In some other cases, prospective acquirers have had to submit second and even third applications for CFIUS approval. Investment firm China Oceanwide Holdings Group resubmitted for its proposed $2.7bn acquisition of US life insurer Genworth Financial, while Ant Financial went back to the watchdog for a third time in connection with its $1.2bn takeover of US money transfer company MoneyGram International.
‘There are deals being stopped over minor issues,’ says Zhou. ‘Chinese companies are very nervous about the CFIUS process. It’s very unfair and opaque, not really legal, heavily politicised and very subjective.’
Among the overhaul provisions being considered in the new bill is a dramatic expansion of the jurisdiction of CFIUS, enabling it to impose new obstacles on certain joint ventures in the US, as well as on minority investments. The proposed new law might also affect a broader range of transactions by expanding the definition of ‘critical technologies’, which would then trigger a review.
‘CFIUS is certainly on the radar screen of every deal, and it’s something that Chinese acquirers are paying close attention to,’ says Chua.
* new to top ten Source: The 2017 Hurun Rich List
|Rank||Chinese acquirer||Target||Value ($bn)||Sector|
|1||Tencent Holdings||Supercell Investment (Finland)||8.6||Entertainment|
|2||HNA Group||Hilton Worldwide – 25 per cent stake (US)||6.5||Tourism|
|3||HNA Group||Ingram Micro (US)||6.0||Technology|
|4||Anbang Insurance||Blackstone (US)||5.7||Tourism|
|5||Haier Group||GE Appliances (US)||5.4||Consumer|
|6||Midea Group||Kuka (Germany)||4.7||Technology|
|7||Shanghai Giant-led consortium||Playtika (Israel)||4.4||Entertainment|
|8||China Three Gorges||Duke Energy’s Brazilian business (Brazil)||3.7||Energy|
|9||Dalian Wanda||Legendary Entertainment (US)||3.5||Entertainment|
|10||Zhuhai Seine Technology and Legend||Lexmark (US)||3.4||Technology|
Source: China Daily
In an effort to reduce the tension, Beijing took the opportunity – immediately following a state visit by US President Donald Trump in November – to redress the balance by announcing the easing of limits on foreign ownership of financial services groups.
‘Beijing was clearly waiting for the optimal time to release that, but whether it will have an effect on US and European resistance remains to be seen,’ says Zhou. ‘Anything can be framed as a national security “risk”. European countries have different approaches to this and are generally more friendly than the US.’
Foreign firms will be allowed to hold a majority stake in joint ventures with Chinese security companies and life insurers.
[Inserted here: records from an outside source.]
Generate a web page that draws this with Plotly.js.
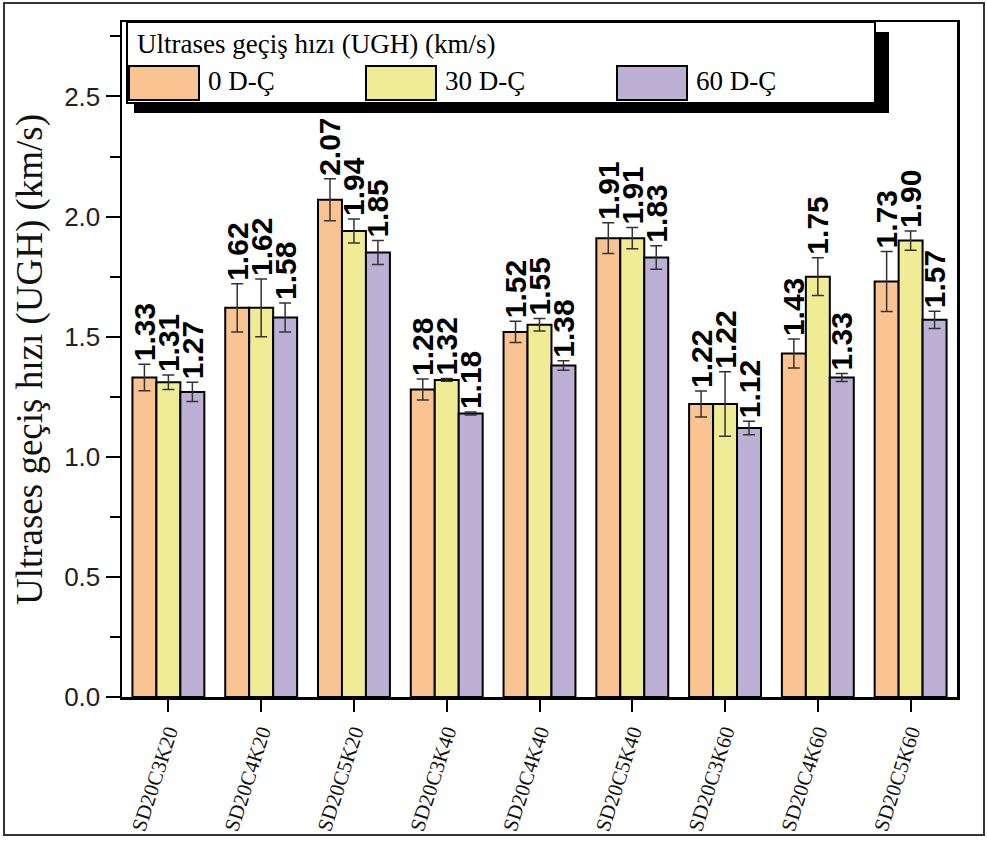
<!DOCTYPE html>
<html>
<head>
<meta charset="utf-8">
<script src="https://cdn.plot.ly/plotly-3.0.1.min.js"></script>
<style>
  html, body { margin: 0; padding: 0; background: #fff; }
  #wrap { position: relative; width: 987px; height: 841px; }
  #chart { position: absolute; left: 0; top: 0; width: 987px; height: 841px; }
  #frame { position: absolute; left: 3px; top: 2px; width: 978px; height: 830px;
           border: 2px solid #333; pointer-events: none; }
</style>
</head>
<body>
<div id="wrap"><div id="chart"></div><div id="frame"></div></div>
<script>
// ---- data ----
const categories = ['SD20C3K20','SD20C4K20','SD20C5K20','SD20C3K40','SD20C4K40','SD20C5K40','SD20C3K60','SD20C4K60','SD20C5K60'];
const seriesNames = ['0 D-Ç','30 D-Ç','60 D-Ç'];
const ugh0  = [1.33, 1.62, 2.07, 1.28, 1.52, 1.91, 1.22, 1.43, 1.73];
const ugh30 = [1.31, 1.62, 1.94, 1.32, 1.55, 1.91, 1.22, 1.75, 1.90];
const ugh60 = [1.27, 1.58, 1.85, 1.18, 1.38, 1.83, 1.12, 1.33, 1.57];
const err0  = [0.055, 0.10, 0.087, 0.044, 0.044, 0.064, 0.054, 0.06, 0.125];
const err30 = [0.03, 0.12, 0.05, 0.006, 0.026, 0.044, 0.134, 0.079, 0.04];
const err60 = [0.04, 0.06, 0.05, 0.006, 0.02, 0.049, 0.028, 0.017, 0.036];
const legendTitle = 'Ultrases geçiş hızı (UGH) (km/s)';
const yTitle = 'Ultrases geçiş hızı (UGH) (km/s)';

// ---- styles ----
const colors = ['#F9C491', '#F0EC96', '#BEB0D5'];
const values = [ugh0, ugh30, ugh60];
const errors = [err0, err30, err60];

const W = 987, H = 841;
const M = {l: 122, r: 30, t: 22, b: 144};
const PW = W - M.l - M.r, PH = H - M.t - M.b;
const px = x => (x - M.l) / PW;
const py = y => (H - M.b - y) / PH;

const traces = [];
values.forEach((v, k) => {
  traces.push({
    type: 'bar', x: categories, y: v, name: seriesNames[k],
    offsetgroup: 'g' + k, showlegend: false,
    marker: {color: colors[k], line: {color: '#000', width: 2}},
    error_y: {type: 'data', array: errors[k], visible: true, color: '#333', thickness: 1.5, width: 6},
    hoverinfo: 'skip'
  });
});
// value labels placed above the error bar tops
values.forEach((v, k) => {
  traces.push({
    type: 'bar', x: categories, y: v.map((val, i) => val + errors[k][i]),
    offsetgroup: 'g' + k, showlegend: false,
    marker: {color: 'rgba(0,0,0,0)', line: {width: 0}},
    text: v.map(val => val.toFixed(2)), textposition: 'outside', textangle: -90,
    constraintext: 'none', cliponaxis: false,
    textfont: {family: 'Liberation Sans, Arial, sans-serif', size: 30, color: '#000', weight: 'bold'},
    hoverinfo: 'skip'
  });
});

// custom legend (big swatches, drop shadow)
const legX = [129, 366, 617];
const swW = 70;
const shapes = [
  {type: 'rect', xref: 'paper', yref: 'paper', layer: 'above',
   x0: px(134), x1: px(889), y0: py(113), y1: py(32), fillcolor: '#000', line: {width: 0}},
  {type: 'rect', xref: 'paper', yref: 'paper', layer: 'above',
   x0: px(127), x1: px(875), y0: py(103), y1: py(22), fillcolor: '#fff', line: {color: '#000', width: 2}}
];
const annotations = [
  {xref: 'paper', yref: 'paper', x: px(135), y: py(44), xanchor: 'left', yanchor: 'middle',
   text: legendTitle, showarrow: false,
   font: {family: 'Liberation Serif, Times New Roman, serif', size: 27, color: '#000'}}
];
seriesNames.forEach((n, k) => {
  shapes.push({type: 'rect', xref: 'paper', yref: 'paper', layer: 'above',
    x0: px(legX[k]), x1: px(legX[k] + swW), y0: py(100), y1: py(66),
    fillcolor: colors[k], line: {color: '#000', width: 2}});
  annotations.push({xref: 'paper', yref: 'paper', x: px(legX[k] + swW + 7), y: py(81),
    xanchor: 'left', yanchor: 'middle', text: n, showarrow: false,
    font: {family: 'Liberation Serif, Times New Roman, serif', size: 27, color: '#000'}});
});

const layout = {
  width: W, height: H,
  margin: M,
  paper_bgcolor: 'rgba(0,0,0,0)', plot_bgcolor: '#fff',
  barmode: 'group', bargap: 0.225, bargroupgap: 0,
  showlegend: false,
  xaxis: {
    type: 'category', range: [-0.5, 8.5],
    showline: true, mirror: true, linecolor: '#000', linewidth: 2.5,
    ticks: 'outside', ticklen: 12, tickwidth: 2, tickcolor: '#000',
    tickangle: -72,
    tickfont: {family: 'Liberation Serif, Times New Roman, serif', size: 21, color: '#111'},
    showgrid: false, zeroline: false
  },
  yaxis: {
    range: [0, 2.81],
    tickvals: [0, 0.5, 1.0, 1.5, 2.0, 2.5], tickformat: '.1f',
    showline: true, mirror: true, linecolor: '#000', linewidth: 2.5,
    ticks: 'outside', ticklen: 14, tickwidth: 2, tickcolor: '#000',
    minor: {tickvals: [0.25, 0.75, 1.25, 1.75, 2.25, 2.75], ticks: 'outside', ticklen: 10, tickwidth: 2, tickcolor: '#000', showgrid: false},
    tickfont: {family: 'Liberation Sans, Arial, sans-serif', size: 26, color: '#222'},
    showgrid: false, zeroline: false,
    title: {text: yTitle, standoff: 10,
      font: {family: 'Liberation Serif, Times New Roman, serif', size: 37, color: '#111'}}
  },
  shapes: shapes,
  annotations: annotations
};

Plotly.newPlot('chart', traces, layout, {displayModeBar: false, staticPlot: true});
</script>
</body>
</html>
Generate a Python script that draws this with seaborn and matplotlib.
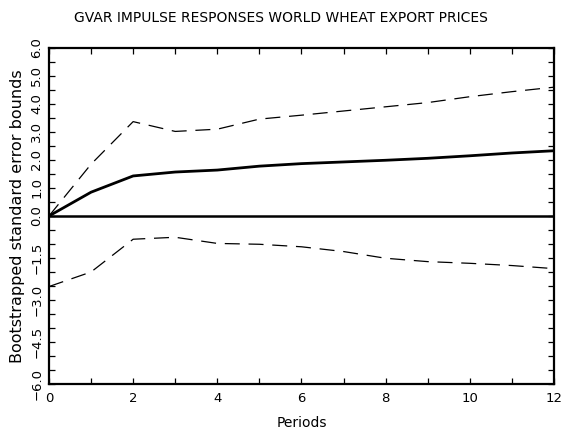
import numpy as np
import pandas as pd
import matplotlib
matplotlib.use("Agg")
import matplotlib.pyplot as plt
import seaborn as sns

# Impulse responses of world wheat export prices, with bootstrap bounds
periods = [0, 1, 2, 3, 4, 5, 6, 7, 8, 9, 10, 11, 12]
response = [0.00, 0.85, 1.43, 1.57, 1.64, 1.78, 1.87, 1.93, 1.99, 2.06, 2.15, 2.25, 2.33]
upper_bound = [0.00, 1.85, 3.37, 3.02, 3.10, 3.46, 3.60, 3.75, 3.90, 4.05, 4.26, 4.44, 4.60]
lower_bound = [-2.52, -2.00, -0.83, -0.76, -0.98, -1.01, -1.10, -1.27, -1.51, -1.63, -1.69, -1.77, -1.88]

y_major = [-6.0, -4.5, -3.0, -1.5, 0.0, 1.0, 2.0, 3.0, 4.0, 5.0, 6.0]
y_major_labels = ["\u22126.0", "\u22124.5", "\u22123.0", "\u22121.5", "0.0",
                  "1.0", "2.0", "3.0", "4.0", "5.0", "6.0"]
x_major = [0, 2, 4, 6, 8, 10, 12]

sns.set_theme(style="ticks")
plt.rcParams["font.family"] = ["DejaVu Sans"]
plt.rcParams["text.color"] = "black"
plt.rcParams["axes.labelcolor"] = "black"

df = pd.DataFrame({
    "Periods": periods * 3,
    "value": response + upper_bound + lower_bound,
    "series": ["response"] * 13 + ["upper"] * 13 + ["lower"] * 13,
})

fig = plt.figure(figsize=(5.61, 4.37), dpi=100)
ax = fig.add_axes([0.0873, 0.1213, 0.9002, 0.7689])

ax.axhline(0.0, color="black", lw=1.8, zorder=2)
sns.lineplot(data=df[df.series == "response"], x="Periods", y="value",
             color="black", lw=2.0, ax=ax, legend=False, zorder=3)
for name in ("upper", "lower"):
    sns.lineplot(data=df[df.series == name], x="Periods", y="value",
                 color="black", lw=0.9, ax=ax, legend=False,
                 dashes=False, zorder=3).lines[-1].set_dashes([12, 7])

ax.set_xlim(0, 12)
ax.set_ylim(-6, 6)

ax.set_xticks(x_major)
ax.set_xticklabels([str(v) for v in x_major])
ax.set_xticks(np.arange(0, 13, 1), minor=True)
ax.set_yticks(y_major)
ax.set_yticklabels(y_major_labels, rotation=90, va="center")
ax.set_yticks(np.arange(-6, 6.01, 0.5), minor=True)

ax.tick_params(which="both", direction="in", top=True, right=True,
               length=4, width=0.9, color="black", labelsize=9.5,
               labelcolor="black")
ax.tick_params(axis="x", pad=6)
ax.tick_params(axis="y", pad=4)

for sp in ax.spines.values():
    sp.set_linewidth(1.6)
    sp.set_color("black")

ax.set_xlabel("Periods", fontsize=10, labelpad=8)
ax.set_ylabel("Bootstrapped standard error bounds", fontsize=11.5, labelpad=4)
fig.text(0.5, 0.958, "GVAR IMPULSE RESPONSES WORLD WHEAT EXPORT PRICES",
         ha="center", va="center", fontsize=10)

fig.savefig("out.png", dpi=100)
In addition, caps on foreign bank stakes in Chinese banks and asset managers are to be removed.
Chua describes the move as an olive branch that has more to do with World Trade Organization commitments. ‘The easing of these ownership limits are a welcome first step, but the long-term impact remains to be seen.’
Although China is becoming increasingly assertive with its hard power (that is, military might) on issues such as territorial integrity in the South China Sea, it has also invested huge financial resources to expand its soft power.
In an effort to present itself as a generous, cooperative and friendly power, the country has successfully developed bilateral relations with governments from developing countries that depend on Beijing for financing and know-how to build large infrastructure projects.
Developing its soft power is also the reason the government has upgraded the status and power of the Party’s United Front Work Department. Described by President Xi as crucial to realising the ‘great rejuvenation of the Chinese people’, the United Front has a brief to secure influence overseas, gather key information and gain approval for the country’s political aims.
In the eyes of Xi, by antagonising governments overseas and contributing to the country’s currency woes, China’s entrepreneurs were jeopardising the nation’s push for soft power. The subsequent crackdown on outbound investments is a timely reminder that economic control and stability will always trump support for innovation.